Poor choices: Boolean flags, Status fields with few unique values.

Avoid Hot Partitions

Monitor your partition usage. If a single partition is consistently consuming a disproportionate amount of Request Units (RUs) or storing significantly more data, your partition key strategy may need adjustment.

Partition Key Size Limits

Be aware of the 20GB per logical partition limit. Design your partition key to ensure that individual partitions do not grow excessively large.

Throughput Management (RUs)

Request Units (RUs) are the measure of throughput in Cosmos DB. Efficiently managing RUs impacts both performance and cost.

Autoscale vs. Manual Throughput

Autoscale is ideal for unpredictable workloads, automatically scaling RUs up and down based on usage. Manual throughput is suitable for predictable, steady workloads where you can precisely provision.

Consider autoscale for development and testing environments, and potentially for production if your traffic patterns are highly variable.

Provision Throughput at the Container Level

For shared container scenarios, provision throughput at the container level. For workloads with distinct performance requirements, consider provisioning throughput at the database level and enabling autoscale for individual containers.

Optimize Operations for RU Efficiency

Understand the RU cost of different operations. Point reads and writes are generally cheaper than complex queries. Design your application to use the most cost-effective operations possible.

Tip: Use stored procedures for bulk operations to reduce network latency and RU costs.

Batching Operations

When performing multiple inserts or updates, batch them into a single transaction or stored procedure. This is far more efficient than issuing individual requests.

Query Optimization

Write efficient queries that leverage indexes and minimize unnecessary data retrieval.

Use System Functions Wisely

Functions like LOWER(), UPPER(), or mathematical functions applied to indexed fields can prevent index usage. If possible, store data in the desired case or format.

Avoid `SELECT *`

Only project the fields you need. Selecting all fields in a large document increases network traffic and processing overhead.

Example:

SELECT c.id, c.name, c.email FROM c WHERE c.isActive = true

Leverage the Azure Cosmos DB Emulator

Test your queries against the Cosmos DB Emulator. It provides a local development environment to debug and optimize queries without incurring cloud costs.

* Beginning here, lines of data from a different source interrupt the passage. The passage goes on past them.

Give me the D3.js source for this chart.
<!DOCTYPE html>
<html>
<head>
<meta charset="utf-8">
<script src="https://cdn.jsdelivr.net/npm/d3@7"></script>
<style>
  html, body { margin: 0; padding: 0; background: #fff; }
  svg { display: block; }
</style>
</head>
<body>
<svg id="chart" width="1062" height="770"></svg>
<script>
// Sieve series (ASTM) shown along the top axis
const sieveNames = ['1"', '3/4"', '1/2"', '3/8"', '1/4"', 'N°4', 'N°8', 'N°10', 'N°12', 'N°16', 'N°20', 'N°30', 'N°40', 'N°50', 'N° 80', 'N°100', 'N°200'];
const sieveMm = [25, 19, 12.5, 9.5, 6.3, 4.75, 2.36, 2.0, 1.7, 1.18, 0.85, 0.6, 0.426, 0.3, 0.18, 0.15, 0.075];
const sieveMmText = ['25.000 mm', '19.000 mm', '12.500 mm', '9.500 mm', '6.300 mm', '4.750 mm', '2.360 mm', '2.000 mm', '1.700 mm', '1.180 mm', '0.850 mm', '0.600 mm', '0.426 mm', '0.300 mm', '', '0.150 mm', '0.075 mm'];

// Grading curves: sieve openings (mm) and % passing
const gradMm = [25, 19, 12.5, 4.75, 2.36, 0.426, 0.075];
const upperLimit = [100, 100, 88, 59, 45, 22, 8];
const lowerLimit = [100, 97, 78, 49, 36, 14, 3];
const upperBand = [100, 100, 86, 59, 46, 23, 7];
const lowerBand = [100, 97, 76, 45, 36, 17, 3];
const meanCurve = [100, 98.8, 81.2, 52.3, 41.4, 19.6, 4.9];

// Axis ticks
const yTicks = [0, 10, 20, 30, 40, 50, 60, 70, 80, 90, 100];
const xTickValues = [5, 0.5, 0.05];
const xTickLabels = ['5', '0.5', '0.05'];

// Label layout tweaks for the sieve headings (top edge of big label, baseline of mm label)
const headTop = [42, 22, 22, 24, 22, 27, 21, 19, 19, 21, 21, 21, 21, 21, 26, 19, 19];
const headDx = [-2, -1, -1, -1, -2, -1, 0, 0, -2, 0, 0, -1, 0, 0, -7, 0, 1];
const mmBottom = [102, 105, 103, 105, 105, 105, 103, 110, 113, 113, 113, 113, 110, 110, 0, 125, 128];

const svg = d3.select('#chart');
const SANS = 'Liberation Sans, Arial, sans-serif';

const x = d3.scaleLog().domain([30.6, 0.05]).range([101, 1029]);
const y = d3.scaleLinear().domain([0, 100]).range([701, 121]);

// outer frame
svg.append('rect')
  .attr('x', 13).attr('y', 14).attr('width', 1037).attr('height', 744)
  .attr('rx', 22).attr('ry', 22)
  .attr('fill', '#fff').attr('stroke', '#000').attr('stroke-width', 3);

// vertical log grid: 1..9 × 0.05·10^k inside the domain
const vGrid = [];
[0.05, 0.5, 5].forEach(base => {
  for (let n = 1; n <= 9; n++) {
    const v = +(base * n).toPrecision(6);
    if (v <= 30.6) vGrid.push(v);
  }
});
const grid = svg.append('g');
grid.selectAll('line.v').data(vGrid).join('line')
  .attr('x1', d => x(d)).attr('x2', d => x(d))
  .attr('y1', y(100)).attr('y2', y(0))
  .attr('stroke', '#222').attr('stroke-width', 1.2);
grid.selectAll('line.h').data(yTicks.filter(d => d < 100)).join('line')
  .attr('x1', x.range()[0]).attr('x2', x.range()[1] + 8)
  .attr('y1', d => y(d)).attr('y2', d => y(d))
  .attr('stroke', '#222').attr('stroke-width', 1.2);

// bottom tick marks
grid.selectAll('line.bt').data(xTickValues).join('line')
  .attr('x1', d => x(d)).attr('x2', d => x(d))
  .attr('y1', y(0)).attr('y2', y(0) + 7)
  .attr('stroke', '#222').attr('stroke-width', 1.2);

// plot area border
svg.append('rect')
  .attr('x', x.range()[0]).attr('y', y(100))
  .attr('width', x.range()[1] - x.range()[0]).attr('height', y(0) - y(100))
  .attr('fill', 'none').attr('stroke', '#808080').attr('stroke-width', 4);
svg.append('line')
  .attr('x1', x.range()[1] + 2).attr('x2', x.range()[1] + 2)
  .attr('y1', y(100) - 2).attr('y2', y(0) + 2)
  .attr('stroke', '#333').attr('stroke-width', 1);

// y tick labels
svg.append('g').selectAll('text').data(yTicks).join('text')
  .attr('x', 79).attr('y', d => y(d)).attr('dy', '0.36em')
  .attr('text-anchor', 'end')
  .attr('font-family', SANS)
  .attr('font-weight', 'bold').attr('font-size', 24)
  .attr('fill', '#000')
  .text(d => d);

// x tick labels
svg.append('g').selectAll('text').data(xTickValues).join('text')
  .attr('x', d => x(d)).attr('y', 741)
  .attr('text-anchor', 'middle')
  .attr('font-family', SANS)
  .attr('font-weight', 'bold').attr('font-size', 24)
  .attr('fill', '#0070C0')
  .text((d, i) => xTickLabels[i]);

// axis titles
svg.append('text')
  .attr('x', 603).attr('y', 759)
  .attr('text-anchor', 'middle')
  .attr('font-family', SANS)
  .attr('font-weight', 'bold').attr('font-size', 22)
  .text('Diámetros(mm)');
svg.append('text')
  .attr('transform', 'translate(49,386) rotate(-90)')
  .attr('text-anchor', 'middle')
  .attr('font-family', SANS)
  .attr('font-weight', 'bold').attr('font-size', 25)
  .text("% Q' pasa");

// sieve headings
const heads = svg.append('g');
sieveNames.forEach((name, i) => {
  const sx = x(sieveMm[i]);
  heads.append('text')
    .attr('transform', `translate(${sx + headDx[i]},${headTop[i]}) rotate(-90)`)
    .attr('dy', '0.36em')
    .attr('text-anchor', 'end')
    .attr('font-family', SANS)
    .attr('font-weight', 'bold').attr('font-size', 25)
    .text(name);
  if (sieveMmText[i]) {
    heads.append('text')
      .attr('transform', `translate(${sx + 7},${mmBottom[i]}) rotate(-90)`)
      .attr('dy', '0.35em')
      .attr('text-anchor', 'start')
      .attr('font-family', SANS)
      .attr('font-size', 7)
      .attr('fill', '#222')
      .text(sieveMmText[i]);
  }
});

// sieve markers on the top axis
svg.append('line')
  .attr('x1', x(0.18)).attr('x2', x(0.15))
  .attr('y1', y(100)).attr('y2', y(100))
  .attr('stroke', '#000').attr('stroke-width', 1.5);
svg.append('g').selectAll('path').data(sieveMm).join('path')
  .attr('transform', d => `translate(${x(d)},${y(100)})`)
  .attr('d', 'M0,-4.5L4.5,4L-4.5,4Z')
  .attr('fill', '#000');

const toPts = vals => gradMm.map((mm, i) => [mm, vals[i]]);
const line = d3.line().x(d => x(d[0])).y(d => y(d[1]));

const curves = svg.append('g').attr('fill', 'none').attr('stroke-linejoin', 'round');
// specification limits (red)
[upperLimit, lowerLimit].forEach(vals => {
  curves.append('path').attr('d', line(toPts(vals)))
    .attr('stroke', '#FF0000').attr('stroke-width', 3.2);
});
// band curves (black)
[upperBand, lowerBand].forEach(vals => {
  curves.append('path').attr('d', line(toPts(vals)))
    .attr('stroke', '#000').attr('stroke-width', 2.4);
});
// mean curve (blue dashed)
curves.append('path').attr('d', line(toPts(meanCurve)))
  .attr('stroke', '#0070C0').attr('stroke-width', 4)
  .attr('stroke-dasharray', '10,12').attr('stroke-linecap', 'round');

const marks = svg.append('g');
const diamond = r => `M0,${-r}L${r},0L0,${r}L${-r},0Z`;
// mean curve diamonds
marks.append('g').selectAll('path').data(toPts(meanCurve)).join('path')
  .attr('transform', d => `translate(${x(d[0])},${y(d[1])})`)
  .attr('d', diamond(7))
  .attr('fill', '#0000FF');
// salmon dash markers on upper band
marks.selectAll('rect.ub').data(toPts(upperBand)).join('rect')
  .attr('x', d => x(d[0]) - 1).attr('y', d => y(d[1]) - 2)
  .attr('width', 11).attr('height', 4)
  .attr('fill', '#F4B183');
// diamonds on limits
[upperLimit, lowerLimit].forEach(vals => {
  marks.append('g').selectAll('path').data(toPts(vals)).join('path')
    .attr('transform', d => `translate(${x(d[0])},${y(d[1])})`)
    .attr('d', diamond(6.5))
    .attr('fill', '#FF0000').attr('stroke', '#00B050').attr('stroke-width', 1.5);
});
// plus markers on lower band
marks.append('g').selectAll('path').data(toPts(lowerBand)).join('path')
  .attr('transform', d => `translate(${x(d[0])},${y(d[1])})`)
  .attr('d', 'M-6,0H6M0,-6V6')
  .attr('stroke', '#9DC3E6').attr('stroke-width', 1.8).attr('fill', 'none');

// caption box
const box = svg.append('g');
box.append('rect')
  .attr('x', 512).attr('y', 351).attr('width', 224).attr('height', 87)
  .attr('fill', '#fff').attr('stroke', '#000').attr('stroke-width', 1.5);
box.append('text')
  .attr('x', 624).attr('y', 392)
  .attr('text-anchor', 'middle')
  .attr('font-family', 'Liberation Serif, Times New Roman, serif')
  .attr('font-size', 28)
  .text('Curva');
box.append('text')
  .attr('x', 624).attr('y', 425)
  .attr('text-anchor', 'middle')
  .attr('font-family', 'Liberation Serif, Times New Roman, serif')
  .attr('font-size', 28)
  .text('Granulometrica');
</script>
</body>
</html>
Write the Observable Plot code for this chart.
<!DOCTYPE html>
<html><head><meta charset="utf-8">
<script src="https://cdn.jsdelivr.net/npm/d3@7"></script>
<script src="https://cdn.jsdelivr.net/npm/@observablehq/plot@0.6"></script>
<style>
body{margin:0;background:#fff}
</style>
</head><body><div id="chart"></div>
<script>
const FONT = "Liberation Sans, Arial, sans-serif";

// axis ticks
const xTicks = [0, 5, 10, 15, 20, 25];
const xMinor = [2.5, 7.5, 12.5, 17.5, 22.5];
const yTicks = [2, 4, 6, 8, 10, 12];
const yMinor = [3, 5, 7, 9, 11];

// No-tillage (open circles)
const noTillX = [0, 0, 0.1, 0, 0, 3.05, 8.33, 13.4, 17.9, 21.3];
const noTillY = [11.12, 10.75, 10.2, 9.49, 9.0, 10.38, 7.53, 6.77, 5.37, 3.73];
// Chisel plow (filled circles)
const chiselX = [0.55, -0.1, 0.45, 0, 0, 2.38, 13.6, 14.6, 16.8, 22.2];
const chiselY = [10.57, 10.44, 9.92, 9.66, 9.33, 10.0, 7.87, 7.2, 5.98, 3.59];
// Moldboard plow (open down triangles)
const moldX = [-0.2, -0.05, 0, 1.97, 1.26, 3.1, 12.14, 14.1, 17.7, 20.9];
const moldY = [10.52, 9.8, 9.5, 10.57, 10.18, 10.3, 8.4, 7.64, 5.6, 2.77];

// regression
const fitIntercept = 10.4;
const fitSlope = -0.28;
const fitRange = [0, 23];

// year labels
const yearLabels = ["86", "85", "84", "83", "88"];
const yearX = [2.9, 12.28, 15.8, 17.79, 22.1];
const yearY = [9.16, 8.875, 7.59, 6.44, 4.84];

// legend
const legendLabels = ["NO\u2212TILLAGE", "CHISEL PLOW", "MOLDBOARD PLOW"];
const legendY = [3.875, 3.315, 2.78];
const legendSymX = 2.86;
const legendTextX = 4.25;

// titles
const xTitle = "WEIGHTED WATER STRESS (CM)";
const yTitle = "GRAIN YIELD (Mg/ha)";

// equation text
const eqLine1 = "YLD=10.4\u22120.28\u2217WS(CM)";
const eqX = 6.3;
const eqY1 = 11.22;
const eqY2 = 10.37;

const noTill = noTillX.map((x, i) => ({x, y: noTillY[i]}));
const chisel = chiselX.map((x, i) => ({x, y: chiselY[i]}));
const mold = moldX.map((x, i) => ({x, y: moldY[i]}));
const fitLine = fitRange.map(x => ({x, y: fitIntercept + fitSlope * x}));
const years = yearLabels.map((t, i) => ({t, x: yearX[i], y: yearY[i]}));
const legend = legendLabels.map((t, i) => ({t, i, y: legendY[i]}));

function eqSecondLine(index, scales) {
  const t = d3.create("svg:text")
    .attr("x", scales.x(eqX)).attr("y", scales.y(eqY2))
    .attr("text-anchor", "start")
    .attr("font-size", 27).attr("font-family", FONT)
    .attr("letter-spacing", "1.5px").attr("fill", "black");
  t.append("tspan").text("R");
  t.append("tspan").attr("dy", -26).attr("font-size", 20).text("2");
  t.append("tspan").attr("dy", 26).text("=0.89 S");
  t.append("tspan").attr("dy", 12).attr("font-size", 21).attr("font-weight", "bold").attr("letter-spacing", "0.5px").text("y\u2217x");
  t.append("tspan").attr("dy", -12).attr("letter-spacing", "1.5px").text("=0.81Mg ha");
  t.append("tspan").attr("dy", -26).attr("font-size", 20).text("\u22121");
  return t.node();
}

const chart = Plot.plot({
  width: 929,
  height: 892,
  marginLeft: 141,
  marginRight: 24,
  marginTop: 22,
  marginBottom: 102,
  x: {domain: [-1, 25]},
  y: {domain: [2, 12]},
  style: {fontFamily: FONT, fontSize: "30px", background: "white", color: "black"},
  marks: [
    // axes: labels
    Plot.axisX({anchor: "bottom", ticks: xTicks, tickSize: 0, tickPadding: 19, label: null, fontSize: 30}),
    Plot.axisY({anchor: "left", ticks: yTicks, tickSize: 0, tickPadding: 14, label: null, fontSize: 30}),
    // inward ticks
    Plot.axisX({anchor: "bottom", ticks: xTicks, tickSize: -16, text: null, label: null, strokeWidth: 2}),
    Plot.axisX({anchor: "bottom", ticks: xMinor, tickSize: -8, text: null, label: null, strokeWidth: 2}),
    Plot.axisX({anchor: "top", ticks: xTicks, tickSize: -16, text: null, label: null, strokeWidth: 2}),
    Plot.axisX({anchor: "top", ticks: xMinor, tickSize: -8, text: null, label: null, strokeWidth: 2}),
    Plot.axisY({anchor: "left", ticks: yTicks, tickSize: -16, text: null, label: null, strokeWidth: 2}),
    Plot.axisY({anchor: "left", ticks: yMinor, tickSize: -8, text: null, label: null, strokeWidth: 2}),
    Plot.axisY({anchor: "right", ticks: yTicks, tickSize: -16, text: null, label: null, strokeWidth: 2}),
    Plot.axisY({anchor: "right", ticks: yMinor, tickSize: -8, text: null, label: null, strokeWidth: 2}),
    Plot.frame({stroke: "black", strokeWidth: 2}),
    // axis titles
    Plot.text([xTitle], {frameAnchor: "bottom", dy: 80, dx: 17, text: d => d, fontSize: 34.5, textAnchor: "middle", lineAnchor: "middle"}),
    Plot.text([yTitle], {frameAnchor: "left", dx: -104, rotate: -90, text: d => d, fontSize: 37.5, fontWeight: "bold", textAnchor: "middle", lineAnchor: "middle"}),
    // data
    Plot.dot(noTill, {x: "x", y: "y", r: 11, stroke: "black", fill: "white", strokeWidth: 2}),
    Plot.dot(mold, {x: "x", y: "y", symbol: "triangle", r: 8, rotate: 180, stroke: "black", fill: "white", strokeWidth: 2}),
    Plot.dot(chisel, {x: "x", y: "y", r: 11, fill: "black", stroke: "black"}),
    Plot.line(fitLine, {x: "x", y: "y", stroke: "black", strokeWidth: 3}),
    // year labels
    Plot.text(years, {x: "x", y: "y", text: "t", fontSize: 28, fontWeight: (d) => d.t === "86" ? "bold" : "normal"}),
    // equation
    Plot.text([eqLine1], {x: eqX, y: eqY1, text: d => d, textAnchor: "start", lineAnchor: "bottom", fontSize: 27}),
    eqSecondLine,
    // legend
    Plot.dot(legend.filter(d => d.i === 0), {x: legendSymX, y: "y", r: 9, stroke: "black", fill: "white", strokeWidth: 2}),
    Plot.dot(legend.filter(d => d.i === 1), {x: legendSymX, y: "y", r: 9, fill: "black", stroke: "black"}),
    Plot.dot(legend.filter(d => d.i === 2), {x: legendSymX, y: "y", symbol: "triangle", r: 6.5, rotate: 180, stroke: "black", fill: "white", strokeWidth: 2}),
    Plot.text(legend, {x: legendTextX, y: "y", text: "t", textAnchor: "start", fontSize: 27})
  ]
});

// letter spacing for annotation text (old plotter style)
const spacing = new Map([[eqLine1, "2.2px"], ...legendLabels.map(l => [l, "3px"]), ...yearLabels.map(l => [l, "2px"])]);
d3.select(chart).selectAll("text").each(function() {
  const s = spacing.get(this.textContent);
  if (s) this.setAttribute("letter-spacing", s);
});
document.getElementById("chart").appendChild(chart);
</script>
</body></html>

Consider Stored Procedures and User-Defined Functions (UDFs)

For complex logic or operations that need to be performed transactionally on the server, stored procedures and UDFs can improve performance by reducing network round trips.

Connection Management

Efficiently managing connections to Cosmos DB can prevent performance bottlenecks.

Use SDKs and Keep Connections Warm

Use the official Azure Cosmos DB SDKs. These SDKs implement efficient connection pooling and retry logic. Avoid creating new client instances for every operation; reuse a single client instance throughout your application's lifecycle.

Example (conceptual):

// Initialize once
var client = new CosmosClient("YOUR_COSMOS_DB_CONNECTION_STRING");

// Reuse client for all operations
var container = client.GetContainer("your_database", "your_container");
// ... perform operations using container ...

Tune Request Options

For SDKs, tune options like MaxRetryAttemptsOnRateLimitedOperations and MaxRetryWaitTimeOnRateLimitedOperations to gracefully handle throttling.

Consider Gateway vs. Direct Mode

The SDKs typically default to Direct Mode (TCP), which offers lower latency. Gateway Mode (HTTPS) might be preferred in certain network environments or for simplicity.